* BEGIN *
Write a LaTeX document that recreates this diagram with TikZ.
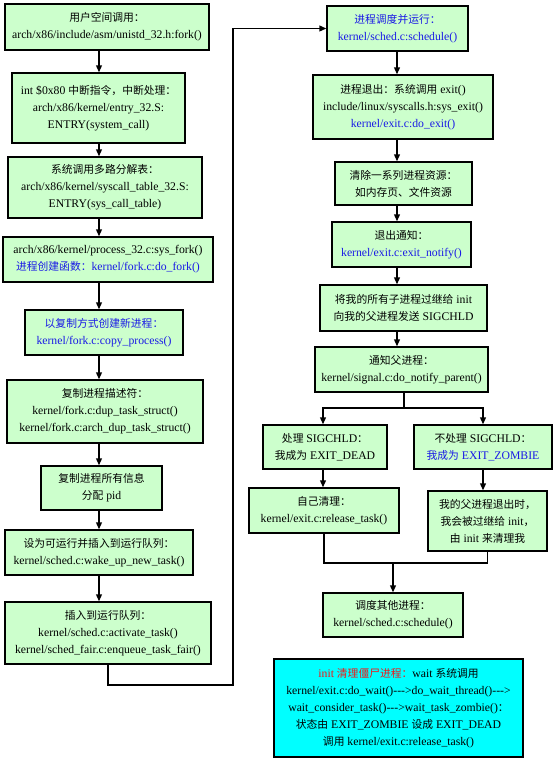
\documentclass[tikz,border=0pt]{standalone}
\usepackage{fontspec}
\setmainfont{Liberation Serif}
\newfontfamily\cjkfont{Noto Sans CJK SC}[Scale=0.92]
\usetikzlibrary{arrows.meta,positioning}
\definecolor{fkGreen}{HTML}{CCFFCC}
\definecolor{fkCyan} {HTML}{00FFFF}
\definecolor{fkBlue} {HTML}{1A1AE6}
\definecolor{fkRed}  {HTML}{F01818}
\newcommand{\zh}[1]{{\cjkfont #1}}
\newcommand{\bl}[1]{\textcolor{fkBlue}{#1}}

\begin{document}
\begin{tikzpicture}[x=0.03cm,y=-0.03cm,
      box/.style={draw,line width=1.1pt,fill=fkGreen,align=center,inner sep=0pt,
                  font=\fontsize{10}{14.5}\selectfont},
      flow/.style={line width=1.2pt,-{Triangle[length=6pt,width=5pt]}},
      wire/.style={line width=1.2pt}]
    \useasboundingbox (0,0) rectangle (559,768);
    % fork: left column
    \node[box,minimum width=6.12cm,minimum height=1.38cm] (L1) at (107,27)
      {\zh{用户空间调用：}\\arch/x86/include/asm/unistd\_32.h:fork()};
    \node[box,minimum width=5.19cm,minimum height=2.1cm] (L2) at (98.5,108)
      {int \$0x80 \zh{中断指令，中断处理：}\\arch/x86/kernel/entry\_32.S:\\ENTRY(system\_call)};
    \node[box,minimum width=5.82cm,minimum height=1.83cm] (L3) at (105,187.5)
      {\zh{系统调用多路分解表：}\\arch/x86/kernel/syscall\_table\_32.S:\\ENTRY(sys\_call\_table)};
    \node[box,minimum width=6.3cm,minimum height=1.35cm] (L4) at (108,259.5)
      {arch/x86/kernel/process\_32.c:sys\_fork()\\\bl{\zh{进程创建函数：}kernel/fork.c:do\_fork()}};
    \node[box,minimum width=4.74cm,minimum height=1.35cm] (L5) at (104,332.5)
      {\bl{\zh{以复制方式创建新进程：}}\\\bl{kernel/fork.c:copy\_process()}};
    \node[box,minimum width=5.88cm,minimum height=1.89cm] (L6) at (105,411.5)
      {\zh{复制进程描述符：}\\kernel/fork.c:dup\_task\_struct()\\kernel/fork.c:arch\_dup\_task\_struct()};
    \node[box,minimum width=3.63cm,minimum height=1.32cm] (L7) at (101.5,488)
      {\zh{复制进程所有信息}\\\zh{分配} pid};
    \node[box,minimum width=5.64cm,minimum height=1.35cm] (L8) at (99,552.5)
      {\zh{设为可运行并插入到运行队列：}\\kernel/sched.c:wake\_up\_new\_task()};
    \node[box,minimum width=6.18cm,minimum height=1.86cm] (L9) at (108,633)
      {\zh{插入到运行队列：}\\kernel/sched.c:activate\_task()\\kernel/sched\_fair.c:enqueue\_task\_fair()};
    % exit: right column
    \node[box,minimum width=4.23cm,minimum height=1.35cm] (R1) at (397.5,28.5)
      {\bl{\zh{进程调度并运行：}}\\\bl{kernel/sched.c:schedule()}};
    \node[box,minimum width=5.4cm,minimum height=1.92cm] (R2) at (403,107)
      {\zh{进程退出：系统调用} exit()\\include/linux/syscalls.h:sys\_exit()\\\bl{kernel/exit.c:do\_exit()}};
    \node[box,minimum width=4.11cm,minimum height=1.29cm] (R3) at (403.5,183.5)
      {\zh{清除一系列进程资源：}\\\zh{如内存页、文件资源}};
    \node[box,minimum width=4.17cm,minimum height=1.35cm] (R4) at (401.5,244.5)
      {\zh{退出通知：}\\\bl{kernel/exit.c:exit\_notify()}};
    \node[box,minimum width=5.01cm,minimum height=1.38cm] (R5) at (403.5,308)
      {\zh{将我的所有子进程过继给} init\\\zh{向我的父进程发送} SIGCHLD};
    \node[box,minimum width=5.19cm,minimum height=1.35cm] (R6) at (401.5,369.5)
      {\zh{通知父进程：}\\kernel/signal.c:do\_notify\_parent()};
    \node[box,minimum width=3.72cm,minimum height=1.32cm] (R7a) at (325,447)
      {\zh{处理} SIGCHLD\zh{：}\\\zh{我成为} EXIT\_DEAD};
    \node[box,minimum width=4.14cm,minimum height=1.32cm] (R7b) at (483,447)
      {\zh{不处理} SIGCHLD\zh{：}\\\bl{\zh{我成为} EXIT\_ZOMBIE}};
    \node[box,minimum width=4.5cm,minimum height=1.35cm] (R8a) at (324,510.5)
      {\zh{自己清理：}\\kernel/exit.c:release\_task()};
    \node[box,minimum width=3.57cm,minimum height=1.8cm] (R8b) at (487.5,521)
      {\zh{我的父进程退出时，}\\\zh{我会被过继给} init\zh{，}\\\zh{由} init \zh{来清理我}};
    \node[box,minimum width=4.2cm,minimum height=1.32cm] (R9) at (393,615)
      {\zh{调度其他进程：}\\kernel/sched.c:schedule()};
    \node[box,fill=fkCyan,minimum width=7.47cm,minimum height=2.94cm] (C) at (398.5,708)
      {\textcolor{fkRed}{init \zh{清理僵尸进程：}}wait \zh{系统调用}\\
       kernel/exit.c:do\_wait()-{}-{}->do\_wait\_thread()-{}-{}->\\
       wait\_consider\_task()-{}-{}->wait\_task\_zombie()\zh{：}\\
       \zh{状态由} EXIT\_ZOMBIE \zh{设成} EXIT\_DEAD\\
       \zh{调用} kernel/exit.c:release\_task()};
    % connectors
    \coordinate (lx) at (99,0);
    \coordinate (rx) at (397,0);
    \coordinate (ax) at (323,0);
    \coordinate (bx) at (483,0);
    \coordinate (jl) at (233,685);
    \coordinate (sp) at (404,408);
    \coordinate (mg) at (393,563);
    \foreach \a/\b in {L1/L2,L2/L3,L3/L4,L4/L5,L5/L6,L6/L7,L7/L8,L8/L9}
      \draw[flow] (\a.south -| lx) -- (\b.north -| lx);
    \draw[flow] (L9.south) |- (jl) |- (R1.west);
    \foreach \a/\b in {R1/R2,R2/R3,R3/R4,R4/R5,R5/R6}
      \draw[flow] (\a.south -| rx) -- (\b.north -| rx);
    \draw[wire] (R6.south -| sp) -- (sp);
    \draw[flow] (sp) -| (R7a.north -| ax);
    \draw[flow] (sp) -| (R7b.north -| bx);
    \draw[flow] (R7a.south -| ax) -- (R8a.north -| ax);
    \draw[flow] (R7b.south -| bx) -- (R8b.north -| bx);
    \draw[wire] (R8a.south) |- (mg) -| (R8b.south);
    \draw[flow] (mg) -- (R9.north);
  \end{tikzpicture}
\end{document}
* END *
WHAT TO WORK ON » Write the listing out a second time exactly, dropping all images.

THE COMPLETED TASK »
Write a LaTeX document that recreates this diagram with TikZ.
\documentclass[tikz,border=0pt]{standalone}
\usepackage{fontspec}
\setmainfont{Liberation Serif}
\newfontfamily\cjkfont{Noto Sans CJK SC}[Scale=0.92]
\usetikzlibrary{arrows.meta,positioning}
\definecolor{fkGreen}{HTML}{CCFFCC}
\definecolor{fkCyan} {HTML}{00FFFF}
\definecolor{fkBlue} {HTML}{1A1AE6}
\definecolor{fkRed}  {HTML}{F01818}
\newcommand{\zh}[1]{{\cjkfont #1}}
\newcommand{\bl}[1]{\textcolor{fkBlue}{#1}}

\begin{document}
\begin{tikzpicture}[x=0.03cm,y=-0.03cm,
      box/.style={draw,line width=1.1pt,fill=fkGreen,align=center,inner sep=0pt,
                  font=\fontsize{10}{14.5}\selectfont},
      flow/.style={line width=1.2pt,-{Triangle[length=6pt,width=5pt]}},
      wire/.style={line width=1.2pt}]
    \useasboundingbox (0,0) rectangle (559,768);
    % fork: left column
    \node[box,minimum width=6.12cm,minimum height=1.38cm] (L1) at (107,27)
      {\zh{用户空间调用：}\\arch/x86/include/asm/unistd\_32.h:fork()};
    \node[box,minimum width=5.19cm,minimum height=2.1cm] (L2) at (98.5,108)
      {int \$0x80 \zh{中断指令，中断处理：}\\arch/x86/kernel/entry\_32.S:\\ENTRY(system\_call)};
    \node[box,minimum width=5.82cm,minimum height=1.83cm] (L3) at (105,187.5)
      {\zh{系统调用多路分解表：}\\arch/x86/kernel/syscall\_table\_32.S:\\ENTRY(sys\_call\_table)};
    \node[box,minimum width=6.3cm,minimum height=1.35cm] (L4) at (108,259.5)
      {arch/x86/kernel/process\_32.c:sys\_fork()\\\bl{\zh{进程创建函数：}kernel/fork.c:do\_fork()}};
    \node[box,minimum width=4.74cm,minimum height=1.35cm] (L5) at (104,332.5)
      {\bl{\zh{以复制方式创建新进程：}}\\\bl{kernel/fork.c:copy\_process()}};
    \node[box,minimum width=5.88cm,minimum height=1.89cm] (L6) at (105,411.5)
      {\zh{复制进程描述符：}\\kernel/fork.c:dup\_task\_struct()\\kernel/fork.c:arch\_dup\_task\_struct()};
    \node[box,minimum width=3.63cm,minimum height=1.32cm] (L7) at (101.5,488)
      {\zh{复制进程所有信息}\\\zh{分配} pid};
    \node[box,minimum width=5.64cm,minimum height=1.35cm] (L8) at (99,552.5)
      {\zh{设为可运行并插入到运行队列：}\\kernel/sched.c:wake\_up\_new\_task()};
    \node[box,minimum width=6.18cm,minimum height=1.86cm] (L9) at (108,633)
      {\zh{插入到运行队列：}\\kernel/sched.c:activate\_task()\\kernel/sched\_fair.c:enqueue\_task\_fair()};
    % exit: right column
    \node[box,minimum width=4.23cm,minimum height=1.35cm] (R1) at (397.5,28.5)
      {\bl{\zh{进程调度并运行：}}\\\bl{kernel/sched.c:schedule()}};
    \node[box,minimum width=5.4cm,minimum height=1.92cm] (R2) at (403,107)
      {\zh{进程退出：系统调用} exit()\\include/linux/syscalls.h:sys\_exit()\\\bl{kernel/exit.c:do\_exit()}};
    \node[box,minimum width=4.11cm,minimum height=1.29cm] (R3) at (403.5,183.5)
      {\zh{清除一系列进程资源：}\\\zh{如内存页、文件资源}};
    \node[box,minimum width=4.17cm,minimum height=1.35cm] (R4) at (401.5,244.5)
      {\zh{退出通知：}\\\bl{kernel/exit.c:exit\_notify()}};
    \node[box,minimum width=5.01cm,minimum height=1.38cm] (R5) at (403.5,308)
      {\zh{将我的所有子进程过继给} init\\\zh{向我的父进程发送} SIGCHLD};
    \node[box,minimum width=5.19cm,minimum height=1.35cm] (R6) at (401.5,369.5)
      {\zh{通知父进程：}\\kernel/signal.c:do\_notify\_parent()};
    \node[box,minimum width=3.72cm,minimum height=1.32cm] (R7a) at (325,447)
      {\zh{处理} SIGCHLD\zh{：}\\\zh{我成为} EXIT\_DEAD};
    \node[box,minimum width=4.14cm,minimum height=1.32cm] (R7b) at (483,447)
      {\zh{不处理} SIGCHLD\zh{：}\\\bl{\zh{我成为} EXIT\_ZOMBIE}};
    \node[box,minimum width=4.5cm,minimum height=1.35cm] (R8a) at (324,510.5)
      {\zh{自己清理：}\\kernel/exit.c:release\_task()};
    \node[box,minimum width=3.57cm,minimum height=1.8cm] (R8b) at (487.5,521)
      {\zh{我的父进程退出时，}\\\zh{我会被过继给} init\zh{，}\\\zh{由} init \zh{来清理我}};
    \node[box,minimum width=4.2cm,minimum height=1.32cm] (R9) at (393,615)
      {\zh{调度其他进程：}\\kernel/sched.c:schedule()};
    \node[box,fill=fkCyan,minimum width=7.47cm,minimum height=2.94cm] (C) at (398.5,708)
      {\textcolor{fkRed}{init \zh{清理僵尸进程：}}wait \zh{系统调用}\\
       kernel/exit.c:do\_wait()-{}-{}->do\_wait\_thread()-{}-{}->\\
       wait\_consider\_task()-{}-{}->wait\_task\_zombie()\zh{：}\\
       \zh{状态由} EXIT\_ZOMBIE \zh{设成} EXIT\_DEAD\\
       \zh{调用} kernel/exit.c:release\_task()};
    % connectors
    \coordinate (lx) at (99,0);
    \coordinate (rx) at (397,0);
    \coordinate (ax) at (323,0);
    \coordinate (bx) at (483,0);
    \coordinate (jl) at (233,685);
    \coordinate (sp) at (404,408);
    \coordinate (mg) at (393,563);
    \foreach \a/\b in {L1/L2,L2/L3,L3/L4,L4/L5,L5/L6,L6/L7,L7/L8,L8/L9}
      \draw[flow] (\a.south -| lx) -- (\b.north -| lx);
    \draw[flow] (L9.south) |- (jl) |- (R1.west);
    \foreach \a/\b in {R1/R2,R2/R3,R3/R4,R4/R5,R5/R6}
      \draw[flow] (\a.south -| rx) -- (\b.north -| rx);
    \draw[wire] (R6.south -| sp) -- (sp);
    \draw[flow] (sp) -| (R7a.north -| ax);
    \draw[flow] (sp) -| (R7b.north -| bx);
    \draw[flow] (R7a.south -| ax) -- (R8a.north -| ax);
    \draw[flow] (R7b.south -| bx) -- (R8b.north -| bx);
    \draw[wire] (R8a.south) |- (mg) -| (R8b.south);
    \draw[flow] (mg) -- (R9.north);
  \end{tikzpicture}
\end{document}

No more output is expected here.